Stated goal
Repeat everything from the first line of the listing below through the line that contains "(13.5,25) rectangle (516,320);", exactly. Leave out pictures.

↓↓↓

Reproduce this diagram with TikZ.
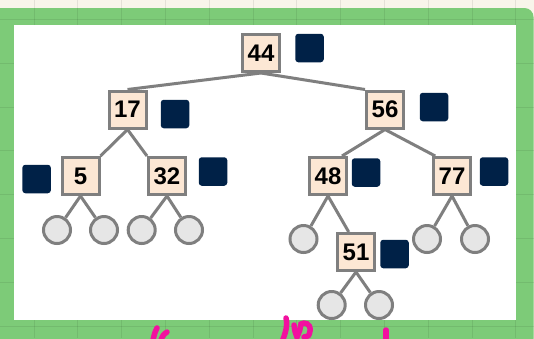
\documentclass[tikz,border=0pt]{standalone}
\usepackage{fontspec}
\setmainfont{Liberation Sans}
\usepackage{tikz}
\usetikzlibrary{positioning, calc}
\definecolor{bstcream}{HTML}{F8F5EA}
\definecolor{bstgreen}{HTML}{7DCB78}
\definecolor{bstnavy}{HTML}{002147}
\definecolor{bstpeach}{HTML}{FCE7D4}
\definecolor{bstgray}{HTML}{7F7F7F}
\definecolor{bstleaf}{HTML}{E6E6E6}
\definecolor{bstpink}{HTML}{F2109F}

\begin{document}
\begin{tikzpicture}[
    x=1pt, y=-1pt,
    keybox/.style={rectangle, draw=bstgray, fill=bstpeach, line width=3pt, minimum size=37pt, inner sep=0pt, font=\bfseries\fontsize{24}{24}\selectfont},
    tagbox/.style={rectangle, rounded corners=3pt, fill=bstnavy, minimum size=28.5pt, inner sep=0pt},
    leaf/.style={circle, draw=bstgray, fill=bstleaf, line width=3pt, minimum size=27pt, inner sep=0pt},
    edge/.style={draw=bstgray, line width=3pt},
    scribble/.style={draw=bstpink, line width=5.5pt, line cap=round}
]
\useasboundingbox (0,0) rectangle (534,338);

% Background board
\fill[bstcream] (0,0) rectangle (534,338);
\fill[bstgreen, rounded corners=9pt] (-20,8) rectangle (533.5,360);
\foreach \gx in {34,77.8,...,534} \draw[black, opacity=0.08, line width=1pt] (\gx,0) -- (\gx,338);
\foreach \gy in {19.4,63.2,...,338} \draw[black, opacity=0.08, line width=1pt] (0,\gy) -- (534,\gy);
\fill[white] (13.5,25) rectangle (516,320);

% Keys
\node[keybox] (n44) at (261,53) {44};
\node[keybox] (n17) at (127.5,109.5) {17};
\node[keybox] (n56) at (385,109.5) {56};
\node[keybox] (n5) at (80.5,176) {5};
\node[keybox] (n32) at (167,176) {32};
\node[keybox] (n48) at (328,176) {48};
\node[keybox] (n77) at (452,176) {77};
\node[keybox] (n51) at (356,252) {51};

% Tags
\node[tagbox] (t44) at (309.5,48) {};
\node[tagbox] (t17) at (175,114) {};
\node[tagbox] (t56) at (434,107) {};
\node[tagbox] (t5) at (36.6,179) {};
\node[tagbox] (t32) at (213,171.5) {};
\node[tagbox] (t48) at (366,172.5) {};
\node[tagbox] (t77) at (494,171.5) {};
\node[tagbox] (t51) at (394.5,254) {};

% Empty leaves
\node[leaf] (l5a) at (57,230) {};
\node[leaf] (l5b) at (104,230) {};
\node[leaf] (l32a) at (141.7,230) {};
\node[leaf] (l32b) at (189,230) {};
\node[leaf] (l48a) at (303.5,239) {};
\node[leaf] (l77a) at (427,239) {};
\node[leaf] (l77b) at (475,239) {};
\node[leaf] (l51a) at (331.7,305) {};
\node[leaf] (l51b) at (379,305) {};

% Edges
\draw[edge] (n44.south) -- (n17.north);
\draw[edge] (n44.south) -- (n56.north west);
\draw[edge] (n17.south) -- (n5.north east);
\draw[edge] (n17.south) -- (n32.north west);
\draw[edge] (n56.south) -- (n48.55);
\draw[edge] (n56.south) -- (n77.130);
\draw[edge] (n48.south) -- (n51.110);
\draw[edge] (n5.south) -- (l5a);
\draw[edge] (n5.south) -- (l5b);
\draw[edge] (n32.south) -- (l32a);
\draw[edge] (n32.south) -- (l32b);
\draw[edge] (n48.south) -- (l48a);
\draw[edge] (n77.south) -- (l77a);
\draw[edge] (n77.south) -- (l77b);
\draw[edge] (n51.south) -- (l51a);
\draw[edge] (n51.south) -- (l51b);

% Pink scribble
\draw[scribble] (157,328) .. controls (155,332) .. (153,340);
\draw[scribble] (167,332) .. controls (163,335) .. (161,340);
\draw[scribble] (286,318) .. controls (288,326) and (285,334) .. (282,342);
\draw[scribble] (294,325) .. controls (295,332) .. (297,337) .. controls (300,330) .. (301,324) .. controls (304,322) and (311,323) .. (310,331) .. controls (309,336) .. (304,337);
\draw[scribble] (386,330) -- (386,340);
\end{tikzpicture}
\end{document}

↑↑↑

Exercise solution
Reproduce this diagram with TikZ.
\documentclass[tikz,border=0pt]{standalone}
\usepackage{fontspec}
\setmainfont{Liberation Sans}
\usepackage{tikz}
\usetikzlibrary{positioning, calc}
\definecolor{bstcream}{HTML}{F8F5EA}
\definecolor{bstgreen}{HTML}{7DCB78}
\definecolor{bstnavy}{HTML}{002147}
\definecolor{bstpeach}{HTML}{FCE7D4}
\definecolor{bstgray}{HTML}{7F7F7F}
\definecolor{bstleaf}{HTML}{E6E6E6}
\definecolor{bstpink}{HTML}{F2109F}

\begin{document}
\begin{tikzpicture}[
    x=1pt, y=-1pt,
    keybox/.style={rectangle, draw=bstgray, fill=bstpeach, line width=3pt, minimum size=37pt, inner sep=0pt, font=\bfseries\fontsize{24}{24}\selectfont},
    tagbox/.style={rectangle, rounded corners=3pt, fill=bstnavy, minimum size=28.5pt, inner sep=0pt},
    leaf/.style={circle, draw=bstgray, fill=bstleaf, line width=3pt, minimum size=27pt, inner sep=0pt},
    edge/.style={draw=bstgray, line width=3pt},
    scribble/.style={draw=bstpink, line width=5.5pt, line cap=round}
]
\useasboundingbox (0,0) rectangle (534,338);

% Background board
\fill[bstcream] (0,0) rectangle (534,338);
\fill[bstgreen, rounded corners=9pt] (-20,8) rectangle (533.5,360);
\foreach \gx in {34,77.8,...,534} \draw[black, opacity=0.08, line width=1pt] (\gx,0) -- (\gx,338);
\foreach \gy in {19.4,63.2,...,338} \draw[black, opacity=0.08, line width=1pt] (0,\gy) -- (534,\gy);
\fill[white] (13.5,25) rectangle (516,320);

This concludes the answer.